11th century Chola Empire general

Karunakara Tondaiman was a general of Chola Emperor Kulottunga I. He is renowned for leading the Chola invasion of Kalinga during the reign of Kulottunga I and is the hero of Jayamkondar's poem Kalinkkattuparani In the Parani poem he is referred to as the lord of Vandai. while in the Draksharamam inscription of Kulottunga I, he is called as Vanduvaraja and Pallavaraja. He also served as a minister under Kulothunga Chola's son and successor, Vikrama Chola.

==Personal life==

According to the Draksharamam inscription, his personal name was Thiruvarangan and he was the son of Sirilango of Vandalanjeri in Tirunaraiyur-nadu near Kumbakonam. He is described as a sadu(good)-vaishnava and is said to have built a Vishnu temple made of black stone in Alavely. Sir-ilan-kō is not a proper name but rather means the illustrious Yuvaraja(crown-prince) and is quite often used to refer to Lakshmana in Vaishnavite works. A queen of his called Alagiyamanavalini Mangai Ālvār is known to us from an epigraph in the Varadarajaswami temple in Kanchi.

==Lankan War==

The Sri Lankan vassal of the Chola kingdom during the reign of Kulottunga Chola I had betrayed the Chola sovereign and had pledged allegiance to the Sinhala king in order to become the sole ruler of the Chola province in Ceylon. When this was brought to the attention of Kulottunga Chola I, the furious king had termed the traitor, "Siva Drohi", figuratively meaning traitor of the (Shaivite) Cholas. Karunakara Tondaiman took this opportunity to show his loyalty and went on to plunder Lanka. The Karunakara Pillaiyar temple in the Jaffna peninsula was built after him. The village, Thondaimanaru, in Ceylon was also named after him.

==Kalinga War==

The Kalinga kingdom was then ruled by Eastern Ganga king Anantavarman Chodaganga Deva. When Kulottunga Chola held his court at Kanchi, it was brought to his attention that Anantavarman had failed to pay tribute on two occasions to the Chola sovereign. This was taken as a sign of slight for not recognising the Chola superiority and the King dispatched Karunakara Tondaiman to bring the Chalukya to his knees. Kulottunga Chola dispatched Karunakara Tondaiman to capture Anantavarman alive. Vikrama Chola, then a young prince then, was a part of the force under Karunakara Tondaiman.

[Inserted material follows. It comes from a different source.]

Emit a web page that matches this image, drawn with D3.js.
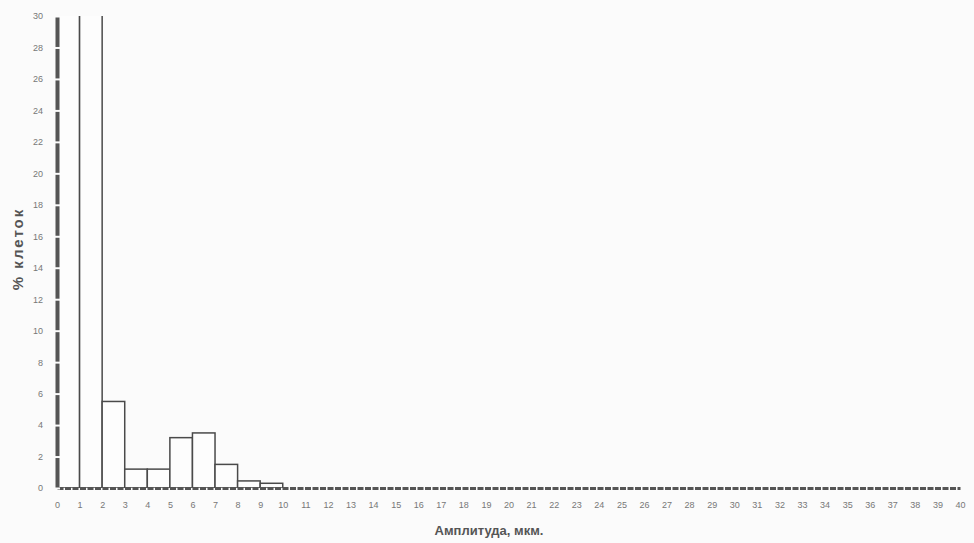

According to tradition and the Vaishnava point of view, the Lord on (Tirupati) had parted with his conch and the Sudarshana chakra to Karunākara Perumāl, the conqueror of Kalinga and the hero of Jayamkondar's Kalinkkattuparani. Karunakara Tondaiman defeated the Kalinga armies of Anantavarman and planted a pillar of victory in Kalinga (modern day Odisha). Anantavarman fled, never to be found again. From the Kalinkkattuparani,Having thus laid waste the whole of the sea-coast kingdom of Kalinga, and planting there a pillar of victory,
 Karunakara Tondaiman, the lord of Vandaiyar, returns and lies at the feet of his master all the spoils of warNilakanta Sastri and M. Raghava Iyengar identify Vandainagar with Vanduvangarai near Kumbakonam while Dr. K.V Raman identifies it with Vandalur, an area in Chennai, Tamil Nadu.